Keen let them debug and monetize their games with in-game analytics.
Kongregate needed a powerful custom analytics solution that could drive deep data analysis across their entire new mobile publishing initiative. And Keen was just the power-up they needed.
Keen’s super-flexible data modeling, streams, and export APIs help Kongregate (and their development partners) learn more about how players interact with their games, so they can improve user experience and better monetize their products.
We asked Alex Jaffe, Data Scientist & Technical Game Designer at Kongregate, to tell us a little more about how Keen was able to help:
What were you originally looking to do with analytics?
At Kongregate, we know analytics and why they matter. We recently announced a $10 million fund to help mobile developers publish and promote their games, and one major aspect of what we’re offering is the ability to really dive deep and get a better understanding of how to make mobile games both more enjoyable for users and more effectively monetized. So that meant analytics. But, not just any analytics backend was gonna do it for us.
We needed universal analytics flexible enough to work across any of these mobile games – simple enough for every developer to implement and use, but powerful enough to measure anything and everything. We needed the ability to dig deep into the data and get real insights, even as games updated and evolved – to help drive that evolution, in fact.
Why did you choose Keen?
We were looking for a long time for something exactly like Keen. It was exactly the profile of what we wanted. Traditional analytics partners were about really simple ways of measuring pre-defined things – basically, analytics with the training wheels on. We wanted a power service that was customized to exactly our needs.
Also, we didn’t want to build it ourselves – it would take too long to set up, it’d be too difficult to support and scale. Basically, it would just be a lot to handle, with the amount of data that we would need to be stored, extracted, and analyzed.
If we threw enough people at the problem, we could have made something like Keen – a reasonable facsimile, but probably not one as stable or as feature-rich. It’s great being able to take things like this outside the company to someone who has more expertise in that area than we do. We get what we need and get to keep focused on what matters most to us.
How does Keen help your business?
By tracking play time, achievements, even how often users are jumping or using items, Keen helps us (and our partners) learn what players are doing, how they’re learning or progressing, their retention, their engagement. It’s been essential in showing when games need to be rebalanced, what users are buying (or not buying), what’s working, what isn’t, are users having fun, etc. Keen is the backbone of all of this. It helps us go deeper.
The real-time access to data also helps a great deal with debugging. We think of Keen as a single reliable source of truth. Whenever we see something weird happening, we check it out with Keen.
And it’s great, because we get all of this without a ton of management on our side. We didn’t want developers to have to wait for some database administrator to add a new column for an event – we wanted to them to be able to change their data at will without any coordination with anyone. And with Keen, they can.

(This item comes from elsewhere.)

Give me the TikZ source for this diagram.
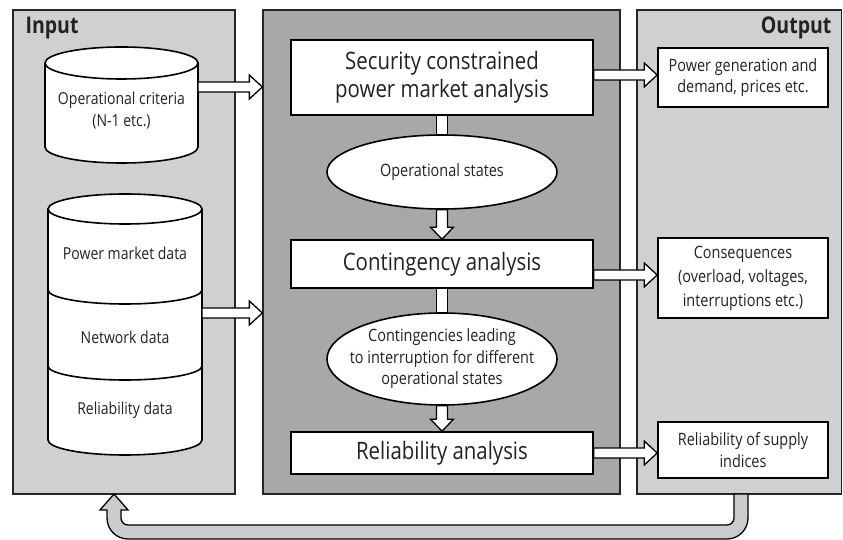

What do you like about Keen?
Keen is all about what we don’t have to do. We just want to be able to define events, send them, trust they’ll be there, and play around with them – and with Keen, that’s all seamless. I’ve never had this feeling with any sort of data service; I can be completely ignorant about the inner workings. I just know that it does work, and it will work. It’s like a magic box where data goes in and answers come out.
There’s also this feeling of transparency, or availability, with Keen. With other data services, it feels like they lock the data away from you. You guys treat it like it’s our data – we have every right to access it and experiment with it.
Not to mention, it’s a really good deal, too.
When would you recommend Keen?
We’ve had an extremely good experience with Keen, so I would recommend it to any game developer, absolutely, but it goes beyond games to pretty much any interactive application with lots of iterations.